# MATERIAL
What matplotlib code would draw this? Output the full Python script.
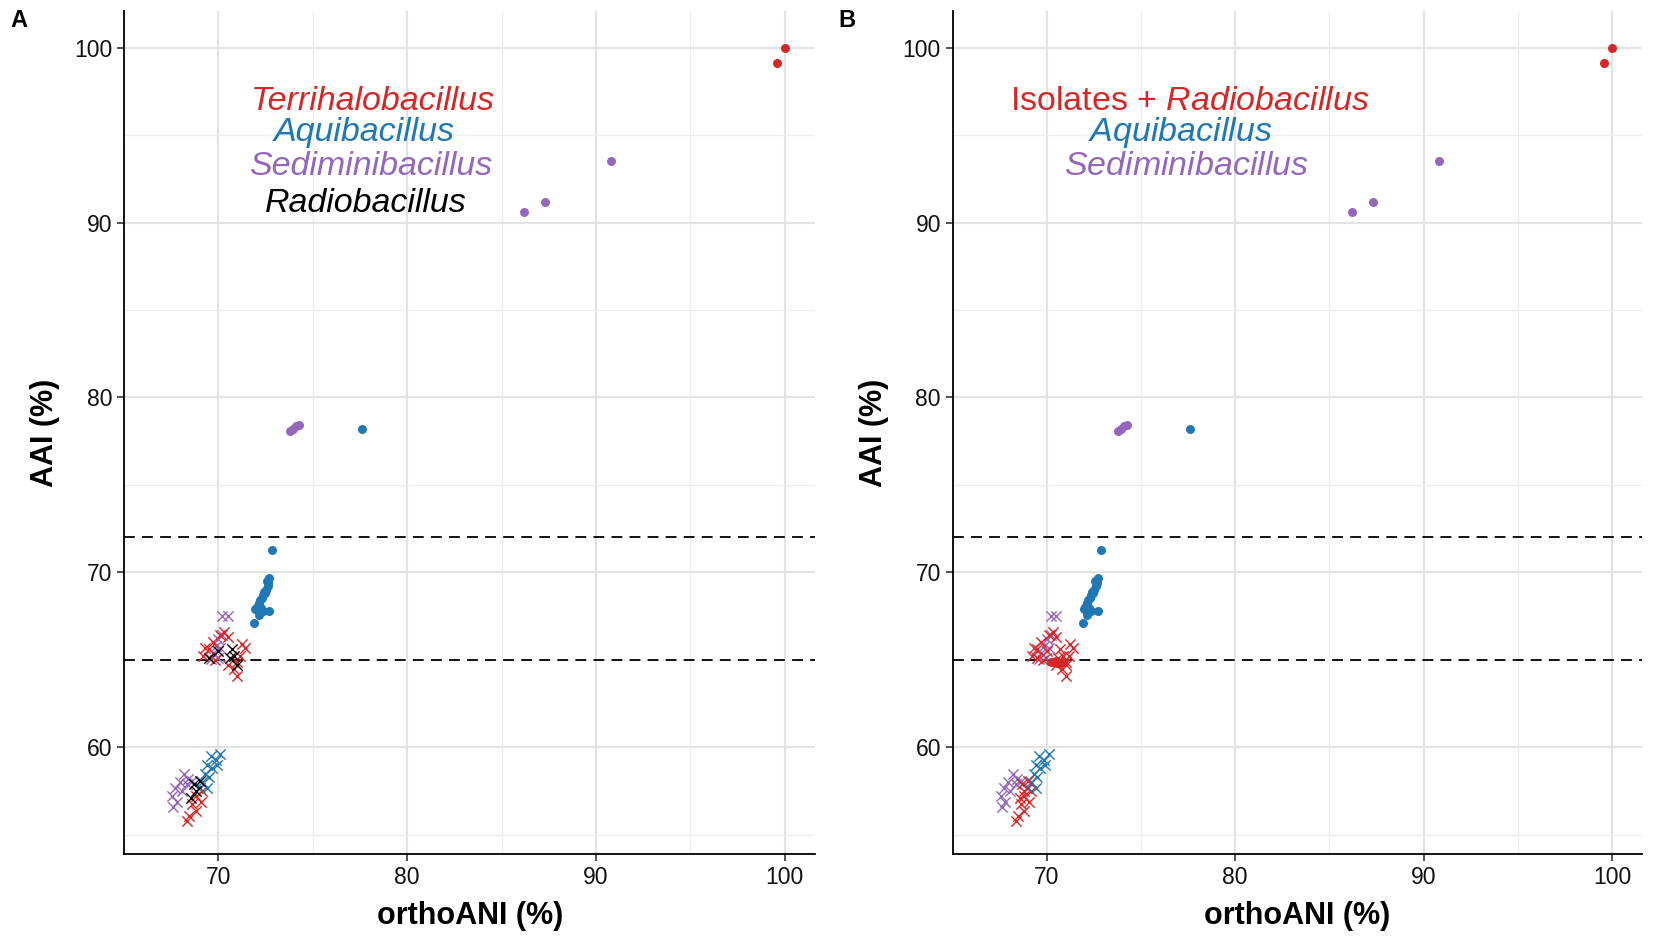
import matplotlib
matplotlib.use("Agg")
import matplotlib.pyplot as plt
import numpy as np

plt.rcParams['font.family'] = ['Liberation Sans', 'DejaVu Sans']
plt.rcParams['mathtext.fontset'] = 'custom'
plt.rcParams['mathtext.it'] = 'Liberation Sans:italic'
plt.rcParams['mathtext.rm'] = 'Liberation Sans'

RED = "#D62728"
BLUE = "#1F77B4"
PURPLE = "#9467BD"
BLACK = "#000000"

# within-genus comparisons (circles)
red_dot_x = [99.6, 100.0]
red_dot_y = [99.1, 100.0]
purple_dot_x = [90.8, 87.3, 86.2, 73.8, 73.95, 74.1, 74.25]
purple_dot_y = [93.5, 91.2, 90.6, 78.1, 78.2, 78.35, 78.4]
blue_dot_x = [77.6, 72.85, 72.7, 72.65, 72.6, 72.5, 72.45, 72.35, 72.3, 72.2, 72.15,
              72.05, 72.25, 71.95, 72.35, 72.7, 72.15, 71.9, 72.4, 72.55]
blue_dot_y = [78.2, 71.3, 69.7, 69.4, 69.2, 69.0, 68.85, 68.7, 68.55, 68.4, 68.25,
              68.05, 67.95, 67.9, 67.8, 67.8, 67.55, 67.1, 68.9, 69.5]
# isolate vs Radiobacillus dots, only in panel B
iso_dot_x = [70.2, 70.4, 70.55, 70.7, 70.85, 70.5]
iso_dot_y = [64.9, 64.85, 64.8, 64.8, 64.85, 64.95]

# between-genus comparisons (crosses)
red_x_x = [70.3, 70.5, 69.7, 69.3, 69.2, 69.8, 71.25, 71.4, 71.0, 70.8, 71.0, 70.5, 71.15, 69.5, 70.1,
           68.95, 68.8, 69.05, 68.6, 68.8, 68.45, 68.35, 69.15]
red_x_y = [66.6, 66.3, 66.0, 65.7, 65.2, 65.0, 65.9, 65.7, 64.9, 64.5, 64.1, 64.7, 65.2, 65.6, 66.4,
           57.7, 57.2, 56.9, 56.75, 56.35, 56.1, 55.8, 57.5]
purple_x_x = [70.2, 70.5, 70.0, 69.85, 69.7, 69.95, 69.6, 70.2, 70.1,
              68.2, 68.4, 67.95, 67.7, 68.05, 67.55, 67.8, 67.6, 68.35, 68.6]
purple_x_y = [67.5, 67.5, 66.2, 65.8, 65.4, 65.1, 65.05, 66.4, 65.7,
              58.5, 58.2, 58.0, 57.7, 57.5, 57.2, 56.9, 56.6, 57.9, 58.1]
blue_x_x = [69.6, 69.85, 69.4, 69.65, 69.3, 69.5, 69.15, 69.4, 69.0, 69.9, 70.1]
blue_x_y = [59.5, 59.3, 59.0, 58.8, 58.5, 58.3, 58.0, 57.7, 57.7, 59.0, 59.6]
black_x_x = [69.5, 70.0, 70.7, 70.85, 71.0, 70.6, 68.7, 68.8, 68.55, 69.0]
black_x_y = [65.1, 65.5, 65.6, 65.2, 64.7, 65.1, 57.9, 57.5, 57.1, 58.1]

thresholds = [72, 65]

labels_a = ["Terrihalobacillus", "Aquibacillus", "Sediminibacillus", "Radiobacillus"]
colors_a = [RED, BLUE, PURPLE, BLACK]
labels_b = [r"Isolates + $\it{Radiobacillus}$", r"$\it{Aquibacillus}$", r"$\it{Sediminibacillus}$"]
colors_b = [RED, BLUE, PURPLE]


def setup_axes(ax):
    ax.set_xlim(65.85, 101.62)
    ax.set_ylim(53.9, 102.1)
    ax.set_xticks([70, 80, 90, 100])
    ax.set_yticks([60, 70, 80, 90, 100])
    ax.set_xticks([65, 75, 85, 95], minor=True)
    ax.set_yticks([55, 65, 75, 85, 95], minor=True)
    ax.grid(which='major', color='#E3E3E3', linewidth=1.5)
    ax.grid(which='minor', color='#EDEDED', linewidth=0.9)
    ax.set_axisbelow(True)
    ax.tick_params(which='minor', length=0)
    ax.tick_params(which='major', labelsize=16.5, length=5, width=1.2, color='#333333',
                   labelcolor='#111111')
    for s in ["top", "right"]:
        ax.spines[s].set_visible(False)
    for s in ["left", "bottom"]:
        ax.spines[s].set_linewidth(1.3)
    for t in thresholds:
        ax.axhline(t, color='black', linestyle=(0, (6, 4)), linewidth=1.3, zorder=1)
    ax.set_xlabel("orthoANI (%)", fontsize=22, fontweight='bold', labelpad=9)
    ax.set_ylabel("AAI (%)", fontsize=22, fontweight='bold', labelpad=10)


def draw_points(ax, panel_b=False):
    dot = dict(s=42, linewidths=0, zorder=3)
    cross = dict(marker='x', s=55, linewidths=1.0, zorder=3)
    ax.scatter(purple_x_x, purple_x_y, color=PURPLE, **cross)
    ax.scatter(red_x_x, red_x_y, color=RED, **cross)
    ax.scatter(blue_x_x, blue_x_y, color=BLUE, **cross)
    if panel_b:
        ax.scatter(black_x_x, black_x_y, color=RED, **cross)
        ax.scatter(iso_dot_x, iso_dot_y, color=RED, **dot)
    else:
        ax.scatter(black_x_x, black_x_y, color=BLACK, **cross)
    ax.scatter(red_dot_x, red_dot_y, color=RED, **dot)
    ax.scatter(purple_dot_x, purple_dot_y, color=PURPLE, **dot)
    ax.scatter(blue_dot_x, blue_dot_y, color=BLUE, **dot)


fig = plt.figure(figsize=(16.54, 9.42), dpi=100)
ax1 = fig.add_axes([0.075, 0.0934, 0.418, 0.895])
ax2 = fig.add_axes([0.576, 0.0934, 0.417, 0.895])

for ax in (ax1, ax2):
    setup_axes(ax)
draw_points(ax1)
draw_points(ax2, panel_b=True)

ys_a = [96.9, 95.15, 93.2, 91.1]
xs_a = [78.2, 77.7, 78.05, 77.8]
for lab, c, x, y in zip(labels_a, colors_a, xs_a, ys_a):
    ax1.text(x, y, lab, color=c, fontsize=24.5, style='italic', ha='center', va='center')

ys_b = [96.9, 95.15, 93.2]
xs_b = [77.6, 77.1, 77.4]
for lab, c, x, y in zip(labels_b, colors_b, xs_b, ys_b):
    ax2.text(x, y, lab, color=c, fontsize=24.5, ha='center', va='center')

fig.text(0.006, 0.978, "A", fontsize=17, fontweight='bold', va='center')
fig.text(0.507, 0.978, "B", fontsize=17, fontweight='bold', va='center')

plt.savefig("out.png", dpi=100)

# WHAT NEEDS TO BE DONE
The lines from the top of the data above through the one holding "iso_dot_y = [64.9, 64.85, 64.8, 64.8, 64.85, 64.95]" are to be repeated exactly, and only those, with no pictures.

# THE RESPONSE
What matplotlib code would draw this? Output the full Python script.
import matplotlib
matplotlib.use("Agg")
import matplotlib.pyplot as plt
import numpy as np

plt.rcParams['font.family'] = ['Liberation Sans', 'DejaVu Sans']
plt.rcParams['mathtext.fontset'] = 'custom'
plt.rcParams['mathtext.it'] = 'Liberation Sans:italic'
plt.rcParams['mathtext.rm'] = 'Liberation Sans'

RED = "#D62728"
BLUE = "#1F77B4"
PURPLE = "#9467BD"
BLACK = "#000000"

# within-genus comparisons (circles)
red_dot_x = [99.6, 100.0]
red_dot_y = [99.1, 100.0]
purple_dot_x = [90.8, 87.3, 86.2, 73.8, 73.95, 74.1, 74.25]
purple_dot_y = [93.5, 91.2, 90.6, 78.1, 78.2, 78.35, 78.4]
blue_dot_x = [77.6, 72.85, 72.7, 72.65, 72.6, 72.5, 72.45, 72.35, 72.3, 72.2, 72.15,
              72.05, 72.25, 71.95, 72.35, 72.7, 72.15, 71.9, 72.4, 72.55]
blue_dot_y = [78.2, 71.3, 69.7, 69.4, 69.2, 69.0, 68.85, 68.7, 68.55, 68.4, 68.25,
              68.05, 67.95, 67.9, 67.8, 67.8, 67.55, 67.1, 68.9, 69.5]
# isolate vs Radiobacillus dots, only in panel B
iso_dot_x = [70.2, 70.4, 70.55, 70.7, 70.85, 70.5]
iso_dot_y = [64.9, 64.85, 64.8, 64.8, 64.85, 64.95]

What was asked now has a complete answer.